Correct. Mid point is what your broker wants you to do and it's wrong most of the time. First look at the opposite call/put. The spread should be narrow and that's the real bid/ask relative to extrinsic. Then there is the real value which you will learn over time. Look at the ranges over time and Where it could go and what is your target. I'm Long options cause there are many premium sellers that short blindly Low vols. Think about trading stock and buying opposite call/put and take advantage of put/call parity. Then you will find the real/fair market.

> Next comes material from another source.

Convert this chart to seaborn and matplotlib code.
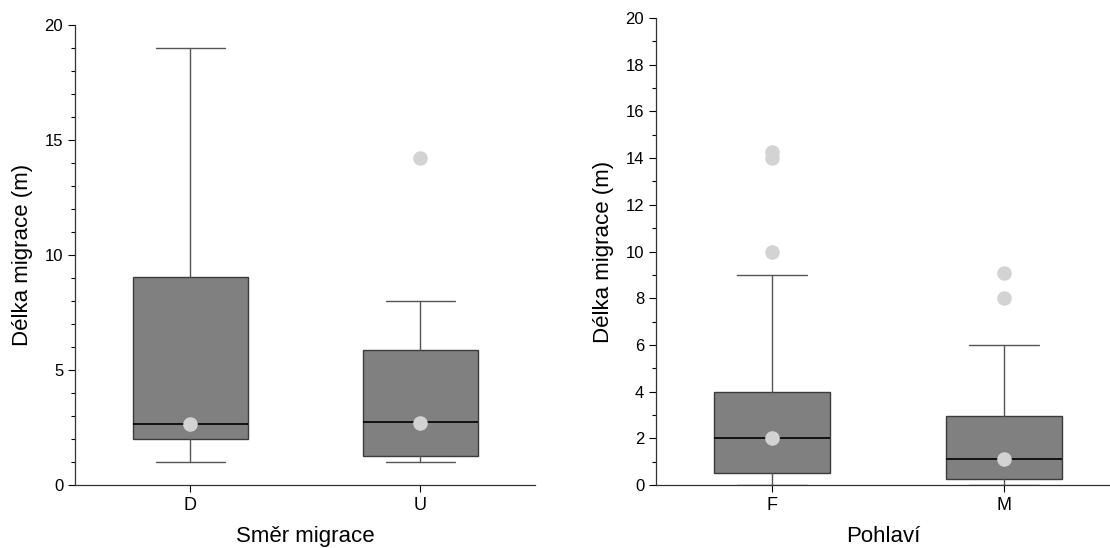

Nothing inherently wrong w you trying to catch the mid point but stymie is right- gotta brush up on your synthetics and lock insome trades thru the other option. That beign said, I'd still avoid the wide spreads even though you might occasionally get lucky and get a MM to hit your midpoint. If that spread is on a typical day then something bad happens and you have to get out, that spread will widen more... then you are screwed! You are giving up 15 cents to get in and 25 cents to get out +commission and that will eat up big % of your profits AND that is on the good trades. Imagine the bad trades?
Selling an ATM put on a stock or ETF is less risky than buying 100 shares of the underlying. So if you think that's too risky, you shouldn't be trading more than 99 shares of stock / ETF.
Thank you for your coaching. What you said is correct and I often paid dearly for bid/ask spreads. I could normally hit the mid point when entering a trade but exiting one was often a different story.
there is no "don't" when it comes to learning do everything, try different things, try the same thing under different conditions understand why people said that things, in what conditions/ what context/ what goal? make mistakes.. lot of it :]
But as Stymie said, net sum of overall trades were very profitable (convexity) in spite of having to pay the MM high bid/ask spread during exits. I don't mind paying them their fair share, just do not want to overpay.